I believe it also helped me with the muscle pain (may be confused with training aches🤔), which I did not have too much.
Here in Sweden, exercising minimum 30 min per day (meaning doing something with a higher pulse) through chemo was highly recommended.
I hope I can continue to train until the end (5 more weeks of paclitaxel is nothing goes wrong). But I know it is not possible for all of us and it might not be possible for me either, when the pain and the discomfort is getting too strong.
Keep moving, keep strong.
Lot of energy to you all - and it is Friday!
You wrote precisely how I feel. Thank you for sharing it.
I feel myself lucky in many ways because I have not experienced much discomfort or pain and I am still able to train a bit.
But, I am exhausted of pretending that I am fine.
- Fine physically and capable of doing everything as usual,
- Fine with how I look. I look like an overweigh baby yoda: bald, wrinkle, looking old with a younger face, almost greenish in my face from the lack of sleep
- Fine with having embarrassing hot flushes leaving me like a sweaty baby yoda 😅(just watch the new season of the Mandalorian - I might just be part of the cast 😀)
- Fine with the looks of strangers wondering what on earth is wrong with me
- Fine when people I know don't recognise me because of the way I look
- Fine mentally because I would tell anyone what is my head, they would freak out (I freak myself out with some of my own dark thoughts)
- Fine with all the good advice I received from well-intentioned people and friends about this wonderful mushroom they read about and that boost your immune system (and themselves won't get vaccinated)

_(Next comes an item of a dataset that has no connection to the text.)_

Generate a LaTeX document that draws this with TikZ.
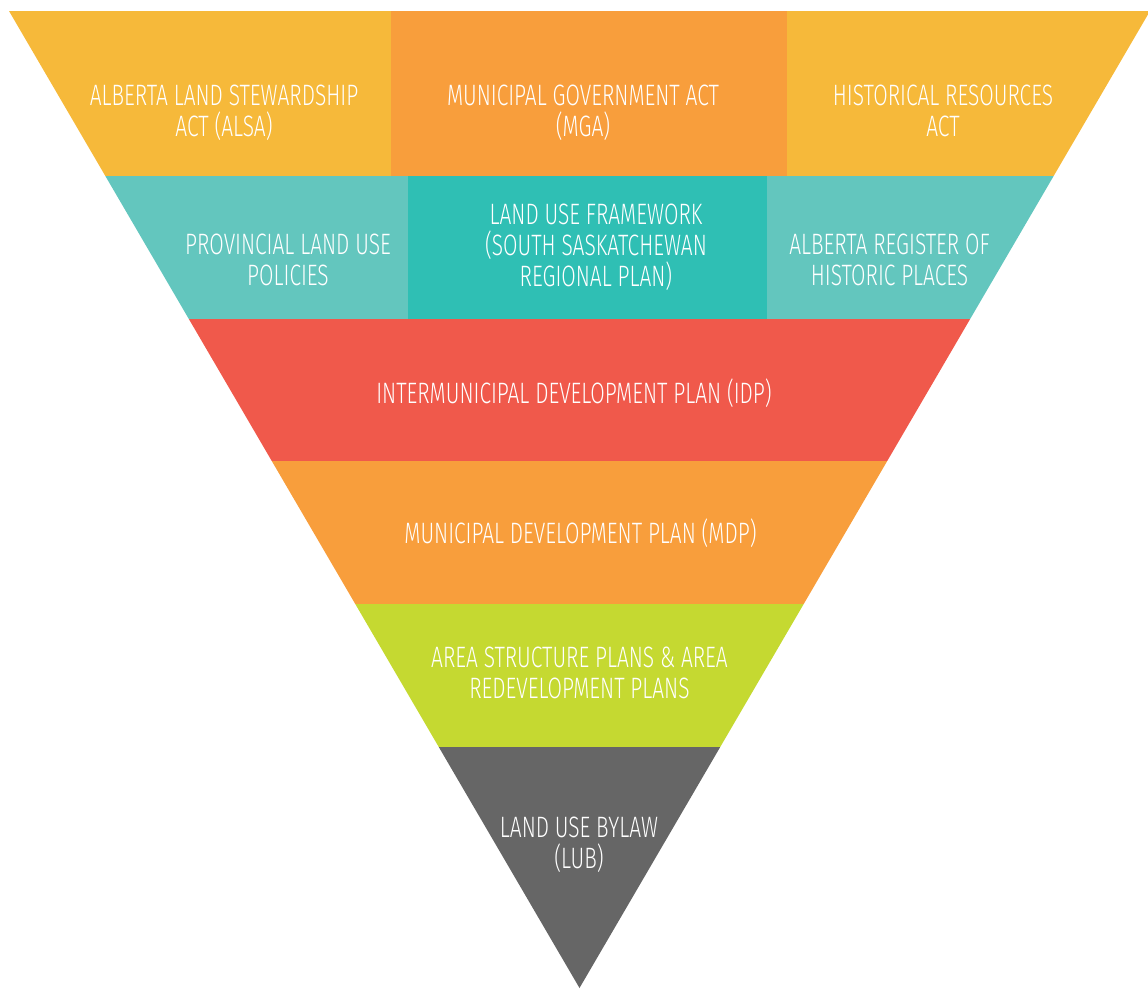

- Fine with the cheering up that it is only one week delay when you have gone for months of treatment
- Fine with arguing with friends about the reason to take the COVID-19 vaccine or why the pandemic is not over and I still need to be careful and can't meet indoors
- etc the list is long
This say I am so happy for you that you have done your last chemo. You have been a support to all of us and your incredible positive attitude has helped me a lot. You always have the right the words and advice. You are an inspiration. I am forever grateful to have met you on this forum.
I am glad that you will continue to check on us once in a while.
Lots of love to you and enjoy the freedom of being PICC line free.
Good luck today for your MRI and I hope you can manage the aches.
Sometimes, I think it might be could to let go what we have in our chest and and tell what we have in our minds. We are always so careful to protect everyone else from the discomfort of the disease. Sometimes we should just say it as it is, no matter the discomfort because this is the reality of our lives. It takes so much energy to keep the smile on and pretend we are OK. Even if we are OK physically, because we are lucky enough to not experience side effects, mentally we can be a wreck.